In actuality, Boyce stopped in London en route to a safari in British East Africa. It is true that an unknown Scout helped him and refused a tip. But this Scout only helped him cross a street to a hotel; he did not take him to the Scout headquarters and Boyce never met Baden-Powell. Upon Boyce's request, the unknown Scout did give him the address of the Scout headquarters, where Boyce went and picked up a copy of Scouting For Boys and other printed material on Scouting. He read this while on safari and was so impressed that instead of making his return to America an around-the-world trip via San Francisco, he returned to the Scout headquarters in London. He volunteered to organize Scouting in America and was told that he could use their manual. While Boyce's original account does not mention the fog, a 1928 account recounts that he did say there was fog. Climatologists report no fog on that day in London



Born to a Pennsylvania farm family, Boyce's monetary successes were as a Chicago newspaper publisher. Between 1887 and the early 1930s, his periodicals were read by millions of subscribers in rural and small-town America.


A lifelong adventurer, Boyce made extensive trips to all parts of the world. During World War One, he traveled to Europe on the British luxury liner Lusitania (three months before it was torpedoed by a German submarine).He made two African safaris and spent nearly a year traversing South America. Sending detailed reports of those foreign experiences as articles for his newspapers, the stories were later reprinted in books published by Rand McNally & Company.

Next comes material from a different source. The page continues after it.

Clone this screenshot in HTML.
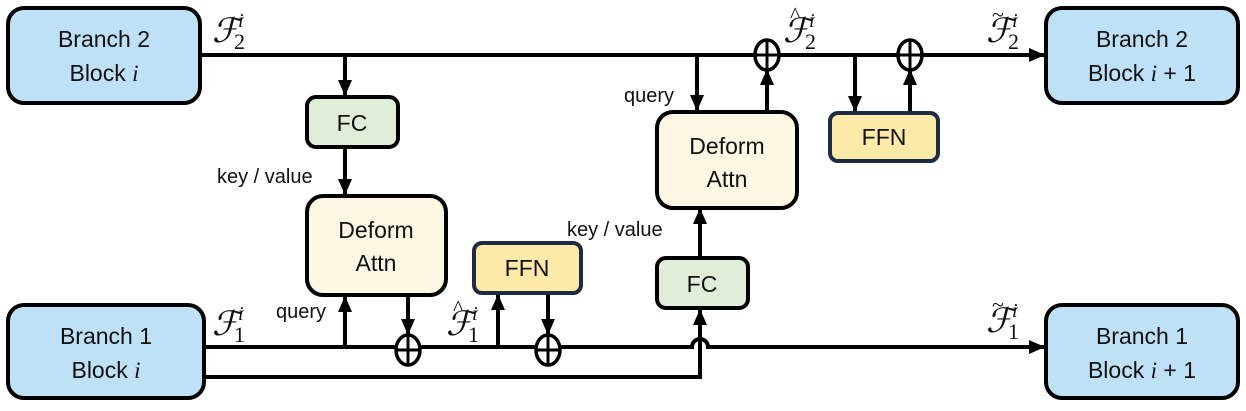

Among the last hugely successful turn-of-the-century entrepreneurs, Boyce amassed a fortune valued in 1916 at $20 million (approximately $328 million in 2003 value). Perhaps because his death in 1929 occurred on the brink of the Great Depression--a time of vast economic and political change, W. D. Boyce has been virtually forgotten in American history. Yet his accomplishments were many, and his lasting gift is the Scouting program he initiated in 1910 and helped finance through the early years, a program that today serves more than four million American boys.